Puis, dans ce creux, qui était bien un bassin,sous une couche de I0 cm environ de cette terre, j’ai rencontré une autre couche de couleur et de consistance différente. Sur 2 à à 4 cm, tout à fait au fond, c’était une boue noirâtre, parsemée de nombreux « grains » très blancs, irréguliers, de la taille du  sel de cuisine. Ces grains m’ont paru légers et j’ai pensé, en un éclair, à des restes de feu. Mais je n’avais, hélas, qu’un but pressant : découvrir un bassin et j’ai bien tout  » lancé aux 4 vents ». Pourtant j’ai gardé sur mes doigts le souvenir, très précis me semble t-il, de cette boue noire, et de ces menus morceaux légers et très blancs.
Il a fallu qu’en 1983, je lise l’étude de M.Mathieu pour réaliser l’importance qu’aurait pu avoir ma “découverte” si découverte il y avait. Mon témoignage n’est, hélas, pas une preuve. 
B. Chastagnol

Roche relativement plate, située à quelques m. à peine à l’Ouest et en contrebas du rocher A précédent. Elle porte un bassin tendant vers l’ovale mais présentant une légère irrégularité, en pointe peu marquée au Sud.
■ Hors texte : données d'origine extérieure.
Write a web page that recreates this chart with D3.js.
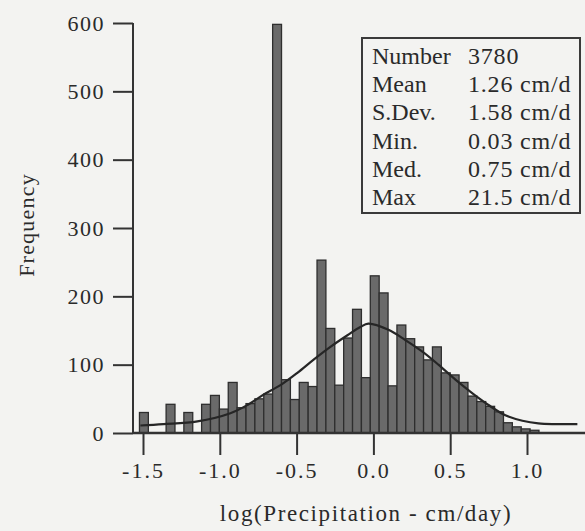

Une petite fissure part de cette pointe, mais elle n’est pour rien dans cette formation du bassin car on se trouve encore en présence d’un granit sans mica.
Le fond n’est pas entièrement plat, les côtés Ouest et Est s’en allant en léger évasement sur environ 1/3 du diamètre au total. Le diamètre N.S. est entièrement en plan. Ce fond n’est plus horizontal, mais il le fut à l’origine car la roche, mobile, a basculé au cours du temps d’environ 20° vers l’Est, ce qui correspond à l’angle que fait désormais le fond avec l’horizontale.
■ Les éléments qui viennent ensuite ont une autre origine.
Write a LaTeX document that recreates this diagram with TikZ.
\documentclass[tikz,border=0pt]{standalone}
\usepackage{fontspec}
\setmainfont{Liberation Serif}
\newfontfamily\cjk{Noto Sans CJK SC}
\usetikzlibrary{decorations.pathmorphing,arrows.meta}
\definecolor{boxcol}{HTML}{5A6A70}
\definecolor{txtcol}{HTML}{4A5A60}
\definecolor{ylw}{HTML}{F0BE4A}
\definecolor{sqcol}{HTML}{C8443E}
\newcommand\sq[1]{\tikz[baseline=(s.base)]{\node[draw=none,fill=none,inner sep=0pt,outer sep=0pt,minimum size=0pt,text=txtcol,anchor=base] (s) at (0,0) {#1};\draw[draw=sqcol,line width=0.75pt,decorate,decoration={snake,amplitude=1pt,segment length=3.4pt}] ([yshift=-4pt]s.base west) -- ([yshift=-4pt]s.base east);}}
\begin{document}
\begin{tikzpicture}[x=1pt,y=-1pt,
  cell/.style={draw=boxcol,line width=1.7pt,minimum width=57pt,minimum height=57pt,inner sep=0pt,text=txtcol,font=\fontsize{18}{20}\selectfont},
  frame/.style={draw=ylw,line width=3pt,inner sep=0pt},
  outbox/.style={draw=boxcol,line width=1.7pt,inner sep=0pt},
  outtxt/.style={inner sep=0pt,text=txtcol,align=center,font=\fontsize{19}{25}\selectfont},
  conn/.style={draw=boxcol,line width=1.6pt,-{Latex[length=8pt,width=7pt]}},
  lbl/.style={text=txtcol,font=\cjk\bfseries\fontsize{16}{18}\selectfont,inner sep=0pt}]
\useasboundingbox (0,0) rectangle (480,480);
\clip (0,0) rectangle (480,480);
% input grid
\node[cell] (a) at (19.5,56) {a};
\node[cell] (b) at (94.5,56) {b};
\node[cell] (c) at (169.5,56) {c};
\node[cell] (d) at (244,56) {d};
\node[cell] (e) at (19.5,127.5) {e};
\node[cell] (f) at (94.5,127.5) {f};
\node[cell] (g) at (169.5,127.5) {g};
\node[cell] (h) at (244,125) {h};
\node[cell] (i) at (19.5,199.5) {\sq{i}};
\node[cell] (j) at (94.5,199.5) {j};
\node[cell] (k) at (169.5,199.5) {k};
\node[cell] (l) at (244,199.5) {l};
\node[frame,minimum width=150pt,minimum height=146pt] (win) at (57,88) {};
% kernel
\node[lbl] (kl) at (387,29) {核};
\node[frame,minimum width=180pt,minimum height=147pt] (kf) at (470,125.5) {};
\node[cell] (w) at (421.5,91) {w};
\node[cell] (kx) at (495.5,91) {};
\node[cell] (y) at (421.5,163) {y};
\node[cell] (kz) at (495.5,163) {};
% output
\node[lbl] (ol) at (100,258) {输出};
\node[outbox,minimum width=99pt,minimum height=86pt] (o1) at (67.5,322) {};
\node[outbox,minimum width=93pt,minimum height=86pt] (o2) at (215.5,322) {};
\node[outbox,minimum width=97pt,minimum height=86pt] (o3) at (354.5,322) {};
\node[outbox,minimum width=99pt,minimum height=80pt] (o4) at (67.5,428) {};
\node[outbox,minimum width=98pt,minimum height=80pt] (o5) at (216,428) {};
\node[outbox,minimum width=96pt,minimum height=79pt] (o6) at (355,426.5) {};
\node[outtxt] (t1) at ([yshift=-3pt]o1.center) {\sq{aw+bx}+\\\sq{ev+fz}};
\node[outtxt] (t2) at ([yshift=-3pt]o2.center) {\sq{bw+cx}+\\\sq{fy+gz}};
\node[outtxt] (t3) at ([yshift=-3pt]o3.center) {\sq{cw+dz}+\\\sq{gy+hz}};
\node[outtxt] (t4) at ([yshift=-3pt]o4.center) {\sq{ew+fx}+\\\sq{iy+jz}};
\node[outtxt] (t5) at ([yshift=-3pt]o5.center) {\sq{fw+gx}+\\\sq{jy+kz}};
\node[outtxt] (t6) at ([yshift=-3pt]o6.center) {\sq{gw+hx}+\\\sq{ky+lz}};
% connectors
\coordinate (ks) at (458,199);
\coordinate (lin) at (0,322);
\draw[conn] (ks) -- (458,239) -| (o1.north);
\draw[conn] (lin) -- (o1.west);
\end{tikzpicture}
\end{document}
Il est creusé assez près des bords de la roche et néanmoins aucun effet d’érosion n’est venu enlever un quartier de pierre. Situé relativement à l’ombre, il contient souvent de l’eau.


Rocher C

Se situe à quelques dizaines de m, et est en amont des deux roches précédentes. Il est tout aussi difficile à découvrir que ces dernières. Sa position est nettement dominante au Nord.
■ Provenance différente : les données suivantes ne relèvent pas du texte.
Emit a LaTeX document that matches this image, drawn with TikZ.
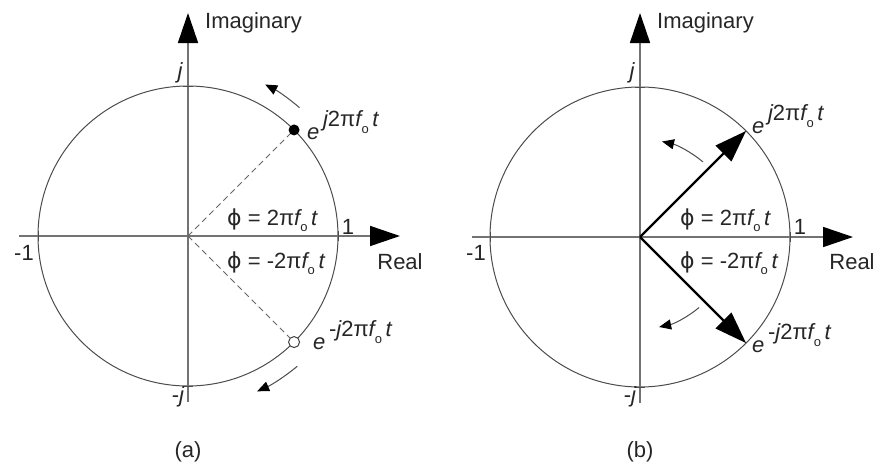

Il porte un bassin d’assez grande taille, ovale, d’axes 52 et 40 cm. mais peu profond. Il n’est pas très régulier car la pierre qui le porte, constituée d’un granit feuilleté et peu homogène, a souffert de l’érosion aréolaire. Des lames s’en détachent, mais cependant, aucune partie, si érodée soit-elle, n’amorce actuellement de cavité pouvant ressembler à un bassin, même d’assez loin.
La roche qui couronne un socle massif est peu élevée par rapport à ce massif: un peu plus de 1 m. Allongée mais étroite, le bassin qui l’occupe en travers va presque d’un bord à l’autre. Son grand axe est plutôt travers par rapport à l’axe moyen du feuilletage, ce qui permet de dire qu’il n’est pas l’oeuvre de l’ érosion.

Le fond en est horizontal, en moyenne, mais il n’est pas entièrement plan car il porte des traces d’érosion qui l’ont recreusé légèrement par endroits
Cet ensemble des trois roches est situé sur la terre le l’Arboulet, du nom d’une grosse ferme dont les bâtiments sont à l’abandon et dont les parcelles jadis cultivées ont été converties en plantation de bois.
Le nom exact du lieu-dit : « Rochebeau » ou « Rochambeau » ou « Roche en bô », roche dans les bois ? Nous ne connaissons ni légende, ni appellation particulière de ces bassins. On ne peut que souligner le caractère particulièrement original de certains de ces bassins.